Nothing outside the range is to be copied. From the entries below, reproduce exactly the lines starting at the one with "Output the component" and ending at the one with "const font = 'Liberation", without pictures.

** START The input **

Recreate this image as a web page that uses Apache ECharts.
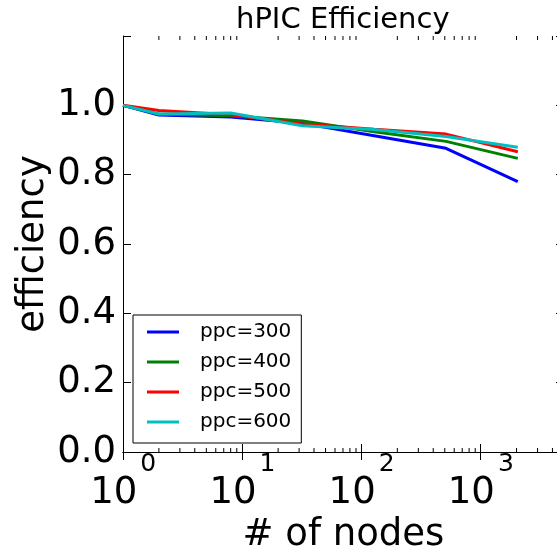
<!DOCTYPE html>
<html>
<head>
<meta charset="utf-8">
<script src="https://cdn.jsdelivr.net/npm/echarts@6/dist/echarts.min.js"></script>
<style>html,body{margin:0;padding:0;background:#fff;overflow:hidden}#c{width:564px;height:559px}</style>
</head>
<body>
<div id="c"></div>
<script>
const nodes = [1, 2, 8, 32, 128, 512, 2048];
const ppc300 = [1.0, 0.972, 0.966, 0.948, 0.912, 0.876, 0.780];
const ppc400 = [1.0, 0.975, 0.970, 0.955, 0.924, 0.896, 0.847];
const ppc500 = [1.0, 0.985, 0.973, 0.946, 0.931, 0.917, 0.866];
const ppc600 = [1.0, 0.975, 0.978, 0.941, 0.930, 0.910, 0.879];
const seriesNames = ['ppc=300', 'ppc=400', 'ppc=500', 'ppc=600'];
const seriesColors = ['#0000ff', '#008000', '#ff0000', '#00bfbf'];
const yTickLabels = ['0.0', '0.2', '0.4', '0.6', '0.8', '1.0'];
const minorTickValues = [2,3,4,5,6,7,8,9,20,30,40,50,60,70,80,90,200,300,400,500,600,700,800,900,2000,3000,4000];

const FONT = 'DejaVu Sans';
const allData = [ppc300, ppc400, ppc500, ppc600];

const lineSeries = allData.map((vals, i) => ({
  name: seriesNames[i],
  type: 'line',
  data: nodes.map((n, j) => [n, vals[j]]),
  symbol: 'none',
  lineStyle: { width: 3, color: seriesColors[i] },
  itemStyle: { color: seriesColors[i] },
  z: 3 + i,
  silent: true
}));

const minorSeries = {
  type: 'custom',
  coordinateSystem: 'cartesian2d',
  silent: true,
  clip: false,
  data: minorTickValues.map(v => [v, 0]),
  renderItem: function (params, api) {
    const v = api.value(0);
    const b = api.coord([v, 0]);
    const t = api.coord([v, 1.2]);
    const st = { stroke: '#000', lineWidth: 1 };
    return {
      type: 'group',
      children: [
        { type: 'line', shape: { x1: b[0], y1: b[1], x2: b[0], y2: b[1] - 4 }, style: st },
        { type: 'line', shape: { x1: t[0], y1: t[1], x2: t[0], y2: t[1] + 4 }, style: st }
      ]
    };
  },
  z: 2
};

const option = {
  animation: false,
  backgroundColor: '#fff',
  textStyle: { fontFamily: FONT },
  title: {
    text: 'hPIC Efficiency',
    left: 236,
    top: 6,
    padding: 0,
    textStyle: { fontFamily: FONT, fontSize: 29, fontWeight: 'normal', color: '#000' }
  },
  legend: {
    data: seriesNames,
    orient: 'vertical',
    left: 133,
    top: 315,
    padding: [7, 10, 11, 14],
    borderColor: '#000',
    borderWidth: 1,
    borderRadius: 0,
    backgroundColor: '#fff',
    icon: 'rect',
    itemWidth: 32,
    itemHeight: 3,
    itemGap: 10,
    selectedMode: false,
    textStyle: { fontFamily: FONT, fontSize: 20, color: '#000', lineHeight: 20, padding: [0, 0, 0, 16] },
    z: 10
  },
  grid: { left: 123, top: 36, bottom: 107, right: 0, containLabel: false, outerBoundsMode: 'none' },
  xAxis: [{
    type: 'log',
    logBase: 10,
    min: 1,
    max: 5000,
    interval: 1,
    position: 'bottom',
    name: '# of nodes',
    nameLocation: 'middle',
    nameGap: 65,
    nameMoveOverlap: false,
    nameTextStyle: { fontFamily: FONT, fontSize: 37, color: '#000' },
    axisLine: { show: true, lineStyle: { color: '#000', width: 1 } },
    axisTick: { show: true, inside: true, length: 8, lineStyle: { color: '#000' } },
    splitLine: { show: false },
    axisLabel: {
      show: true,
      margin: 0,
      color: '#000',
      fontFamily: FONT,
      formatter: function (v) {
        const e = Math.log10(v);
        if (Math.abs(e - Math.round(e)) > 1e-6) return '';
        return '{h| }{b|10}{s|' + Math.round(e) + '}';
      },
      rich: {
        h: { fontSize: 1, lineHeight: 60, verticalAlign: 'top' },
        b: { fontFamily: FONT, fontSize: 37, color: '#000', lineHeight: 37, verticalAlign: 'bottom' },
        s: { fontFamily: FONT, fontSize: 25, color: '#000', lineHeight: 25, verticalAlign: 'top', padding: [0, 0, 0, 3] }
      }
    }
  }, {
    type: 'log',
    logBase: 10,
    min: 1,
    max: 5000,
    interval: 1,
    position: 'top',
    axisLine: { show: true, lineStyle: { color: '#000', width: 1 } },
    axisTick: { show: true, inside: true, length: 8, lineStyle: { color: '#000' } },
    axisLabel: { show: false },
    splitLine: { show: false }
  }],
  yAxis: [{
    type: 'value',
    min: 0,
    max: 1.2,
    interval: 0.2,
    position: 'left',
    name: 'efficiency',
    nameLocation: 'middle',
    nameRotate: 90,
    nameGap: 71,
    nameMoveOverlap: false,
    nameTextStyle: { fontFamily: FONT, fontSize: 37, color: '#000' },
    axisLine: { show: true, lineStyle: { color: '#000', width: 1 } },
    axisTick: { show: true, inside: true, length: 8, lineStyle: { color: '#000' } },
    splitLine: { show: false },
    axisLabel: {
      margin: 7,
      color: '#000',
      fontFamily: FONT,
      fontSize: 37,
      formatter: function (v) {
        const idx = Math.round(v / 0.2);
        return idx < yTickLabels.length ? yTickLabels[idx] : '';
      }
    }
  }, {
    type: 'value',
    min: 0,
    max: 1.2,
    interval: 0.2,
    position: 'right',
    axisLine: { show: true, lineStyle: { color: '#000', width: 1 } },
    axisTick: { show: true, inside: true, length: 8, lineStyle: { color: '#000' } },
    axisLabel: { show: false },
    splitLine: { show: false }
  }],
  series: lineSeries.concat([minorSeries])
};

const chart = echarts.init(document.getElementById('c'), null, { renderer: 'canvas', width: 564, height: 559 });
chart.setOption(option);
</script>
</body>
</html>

** END The input **
** START The input **

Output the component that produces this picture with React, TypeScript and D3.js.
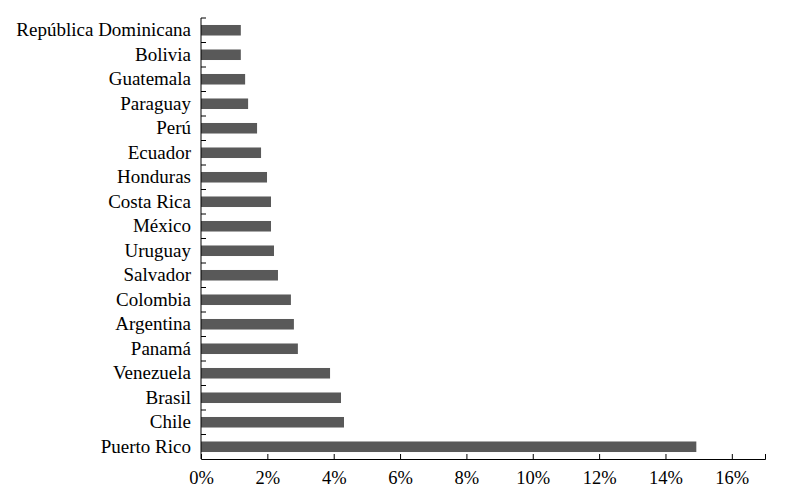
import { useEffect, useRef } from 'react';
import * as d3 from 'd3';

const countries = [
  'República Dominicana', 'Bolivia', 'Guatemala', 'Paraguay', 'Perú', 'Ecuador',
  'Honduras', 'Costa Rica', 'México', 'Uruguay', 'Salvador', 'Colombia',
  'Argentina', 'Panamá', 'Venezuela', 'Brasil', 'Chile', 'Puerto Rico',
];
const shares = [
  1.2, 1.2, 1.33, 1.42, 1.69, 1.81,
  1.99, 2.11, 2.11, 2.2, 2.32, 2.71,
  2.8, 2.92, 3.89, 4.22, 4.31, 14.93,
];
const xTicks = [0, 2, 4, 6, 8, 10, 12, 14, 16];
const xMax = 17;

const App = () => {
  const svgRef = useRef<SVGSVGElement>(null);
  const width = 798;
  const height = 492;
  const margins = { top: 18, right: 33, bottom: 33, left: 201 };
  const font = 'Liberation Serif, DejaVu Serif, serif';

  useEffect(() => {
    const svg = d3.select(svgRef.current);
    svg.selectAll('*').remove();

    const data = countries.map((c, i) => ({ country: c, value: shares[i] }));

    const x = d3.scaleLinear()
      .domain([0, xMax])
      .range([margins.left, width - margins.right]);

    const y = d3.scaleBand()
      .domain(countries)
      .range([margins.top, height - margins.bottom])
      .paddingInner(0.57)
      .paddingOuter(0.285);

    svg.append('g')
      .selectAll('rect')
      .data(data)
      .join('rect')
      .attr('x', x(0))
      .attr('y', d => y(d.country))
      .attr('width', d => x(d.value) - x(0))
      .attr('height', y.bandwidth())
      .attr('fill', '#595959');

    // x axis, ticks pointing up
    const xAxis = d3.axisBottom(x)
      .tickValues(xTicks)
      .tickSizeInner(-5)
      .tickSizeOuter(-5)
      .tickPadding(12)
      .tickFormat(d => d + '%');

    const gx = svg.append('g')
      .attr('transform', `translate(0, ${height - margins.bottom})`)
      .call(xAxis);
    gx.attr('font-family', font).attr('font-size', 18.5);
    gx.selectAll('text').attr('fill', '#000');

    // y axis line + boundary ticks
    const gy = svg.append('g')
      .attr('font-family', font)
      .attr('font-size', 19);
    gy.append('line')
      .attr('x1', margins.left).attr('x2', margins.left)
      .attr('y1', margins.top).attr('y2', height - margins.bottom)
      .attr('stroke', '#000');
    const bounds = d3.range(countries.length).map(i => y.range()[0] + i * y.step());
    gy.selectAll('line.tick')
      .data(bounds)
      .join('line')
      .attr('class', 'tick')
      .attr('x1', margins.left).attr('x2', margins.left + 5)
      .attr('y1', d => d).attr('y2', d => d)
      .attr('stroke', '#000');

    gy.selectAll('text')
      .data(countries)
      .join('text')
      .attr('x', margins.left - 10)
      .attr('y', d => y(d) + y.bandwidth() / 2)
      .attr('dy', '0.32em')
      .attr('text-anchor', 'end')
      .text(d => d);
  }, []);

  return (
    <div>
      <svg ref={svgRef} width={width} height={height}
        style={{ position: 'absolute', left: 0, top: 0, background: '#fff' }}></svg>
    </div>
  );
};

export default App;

** END The input **

Completed task
Output the component that produces this picture with React, TypeScript and D3.js.
import { useEffect, useRef } from 'react';
import * as d3 from 'd3';

const countries = [
  'República Dominicana', 'Bolivia', 'Guatemala', 'Paraguay', 'Perú', 'Ecuador',
  'Honduras', 'Costa Rica', 'México', 'Uruguay', 'Salvador', 'Colombia',
  'Argentina', 'Panamá', 'Venezuela', 'Brasil', 'Chile', 'Puerto Rico',
];
const shares = [
  1.2, 1.2, 1.33, 1.42, 1.69, 1.81,
  1.99, 2.11, 2.11, 2.2, 2.32, 2.71,
  2.8, 2.92, 3.89, 4.22, 4.31, 14.93,
];
const xTicks = [0, 2, 4, 6, 8, 10, 12, 14, 16];
const xMax = 17;

const App = () => {
  const svgRef = useRef<SVGSVGElement>(null);
  const width = 798;
  const height = 492;
  const margins = { top: 18, right: 33, bottom: 33, left: 201 };
  const font = 'Liberation Serif, DejaVu Serif, serif';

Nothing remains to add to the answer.